EXERCISE DESCRIPTION
Reproduce the listing below exactly, beginning with its first line and ending with the line that holds "import pandas as pd"; pictures are not part of the copy.
## Begin COLLECTED MATERIAL
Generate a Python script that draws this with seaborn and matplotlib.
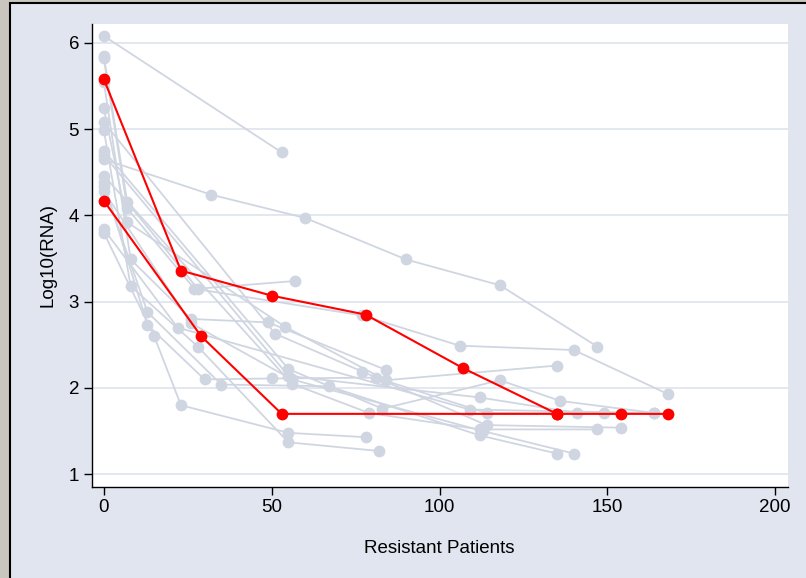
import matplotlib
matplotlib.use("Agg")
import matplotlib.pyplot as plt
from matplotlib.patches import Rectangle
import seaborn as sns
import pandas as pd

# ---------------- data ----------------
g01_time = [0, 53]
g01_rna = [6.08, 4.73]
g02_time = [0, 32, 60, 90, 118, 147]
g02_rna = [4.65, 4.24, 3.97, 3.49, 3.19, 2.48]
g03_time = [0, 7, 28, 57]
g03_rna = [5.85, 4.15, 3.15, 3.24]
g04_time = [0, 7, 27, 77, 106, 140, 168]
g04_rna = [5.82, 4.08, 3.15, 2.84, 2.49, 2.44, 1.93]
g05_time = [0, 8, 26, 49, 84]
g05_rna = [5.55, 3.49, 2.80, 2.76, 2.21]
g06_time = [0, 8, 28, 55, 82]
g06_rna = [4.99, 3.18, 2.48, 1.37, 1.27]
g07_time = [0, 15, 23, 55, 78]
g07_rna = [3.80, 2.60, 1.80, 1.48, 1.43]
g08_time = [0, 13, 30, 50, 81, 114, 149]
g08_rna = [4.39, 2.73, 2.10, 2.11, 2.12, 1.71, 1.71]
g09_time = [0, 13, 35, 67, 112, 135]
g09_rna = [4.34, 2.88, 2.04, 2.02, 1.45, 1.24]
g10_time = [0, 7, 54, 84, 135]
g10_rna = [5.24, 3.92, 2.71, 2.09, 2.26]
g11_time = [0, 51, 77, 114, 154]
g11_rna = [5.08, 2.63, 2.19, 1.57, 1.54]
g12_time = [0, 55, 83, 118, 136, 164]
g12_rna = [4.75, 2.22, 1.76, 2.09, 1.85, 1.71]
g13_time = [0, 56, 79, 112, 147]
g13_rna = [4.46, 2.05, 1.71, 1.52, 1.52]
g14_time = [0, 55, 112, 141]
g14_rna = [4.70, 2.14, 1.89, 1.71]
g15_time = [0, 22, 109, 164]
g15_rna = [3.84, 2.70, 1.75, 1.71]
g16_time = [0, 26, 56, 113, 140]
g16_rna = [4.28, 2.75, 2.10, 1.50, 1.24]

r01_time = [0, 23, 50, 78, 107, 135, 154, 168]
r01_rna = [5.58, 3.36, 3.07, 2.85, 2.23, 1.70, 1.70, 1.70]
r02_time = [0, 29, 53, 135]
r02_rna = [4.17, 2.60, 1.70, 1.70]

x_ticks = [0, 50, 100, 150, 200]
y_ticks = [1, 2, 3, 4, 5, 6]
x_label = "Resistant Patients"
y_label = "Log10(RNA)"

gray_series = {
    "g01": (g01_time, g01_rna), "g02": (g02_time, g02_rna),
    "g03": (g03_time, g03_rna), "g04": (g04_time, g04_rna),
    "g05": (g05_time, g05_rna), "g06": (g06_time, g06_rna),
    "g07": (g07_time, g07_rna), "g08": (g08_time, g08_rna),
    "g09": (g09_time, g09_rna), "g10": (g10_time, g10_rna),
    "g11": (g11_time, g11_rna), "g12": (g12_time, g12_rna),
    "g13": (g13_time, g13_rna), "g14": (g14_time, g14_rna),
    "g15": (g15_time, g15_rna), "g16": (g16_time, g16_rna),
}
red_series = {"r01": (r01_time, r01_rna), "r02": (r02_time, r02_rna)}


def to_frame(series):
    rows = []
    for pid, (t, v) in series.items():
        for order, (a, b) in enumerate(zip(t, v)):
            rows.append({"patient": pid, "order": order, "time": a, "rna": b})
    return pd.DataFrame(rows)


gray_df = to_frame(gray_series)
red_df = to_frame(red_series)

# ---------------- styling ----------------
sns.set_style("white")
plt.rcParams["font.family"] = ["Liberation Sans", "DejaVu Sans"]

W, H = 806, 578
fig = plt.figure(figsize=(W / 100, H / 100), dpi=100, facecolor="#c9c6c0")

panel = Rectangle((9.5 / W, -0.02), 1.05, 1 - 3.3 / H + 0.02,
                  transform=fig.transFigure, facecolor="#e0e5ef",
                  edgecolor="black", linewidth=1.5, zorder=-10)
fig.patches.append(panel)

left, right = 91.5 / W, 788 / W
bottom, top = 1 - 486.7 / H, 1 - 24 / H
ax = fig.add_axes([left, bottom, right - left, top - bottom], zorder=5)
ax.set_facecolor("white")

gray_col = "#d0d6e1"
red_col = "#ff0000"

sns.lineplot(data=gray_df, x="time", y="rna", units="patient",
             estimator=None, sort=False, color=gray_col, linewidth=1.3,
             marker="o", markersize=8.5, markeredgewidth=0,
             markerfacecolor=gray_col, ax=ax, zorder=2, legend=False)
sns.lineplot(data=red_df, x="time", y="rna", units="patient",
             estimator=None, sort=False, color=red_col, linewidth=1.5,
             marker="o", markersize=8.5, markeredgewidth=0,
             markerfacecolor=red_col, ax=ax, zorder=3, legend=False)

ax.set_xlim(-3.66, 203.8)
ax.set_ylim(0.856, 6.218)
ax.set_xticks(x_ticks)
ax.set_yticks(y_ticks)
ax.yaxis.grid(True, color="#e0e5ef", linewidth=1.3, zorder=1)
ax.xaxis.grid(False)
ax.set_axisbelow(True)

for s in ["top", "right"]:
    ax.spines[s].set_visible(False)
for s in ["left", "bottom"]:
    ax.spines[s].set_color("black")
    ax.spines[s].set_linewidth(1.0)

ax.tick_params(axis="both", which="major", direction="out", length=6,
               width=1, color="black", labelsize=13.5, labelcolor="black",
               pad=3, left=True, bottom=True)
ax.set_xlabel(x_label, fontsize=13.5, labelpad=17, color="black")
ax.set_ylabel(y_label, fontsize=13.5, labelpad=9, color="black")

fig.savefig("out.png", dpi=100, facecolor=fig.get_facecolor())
## End COLLECTED MATERIAL
EXERCISE SOLUTION
Generate a Python script that draws this with seaborn and matplotlib.
import matplotlib
matplotlib.use("Agg")
import matplotlib.pyplot as plt
from matplotlib.patches import Rectangle
import seaborn as sns
import pandas as pd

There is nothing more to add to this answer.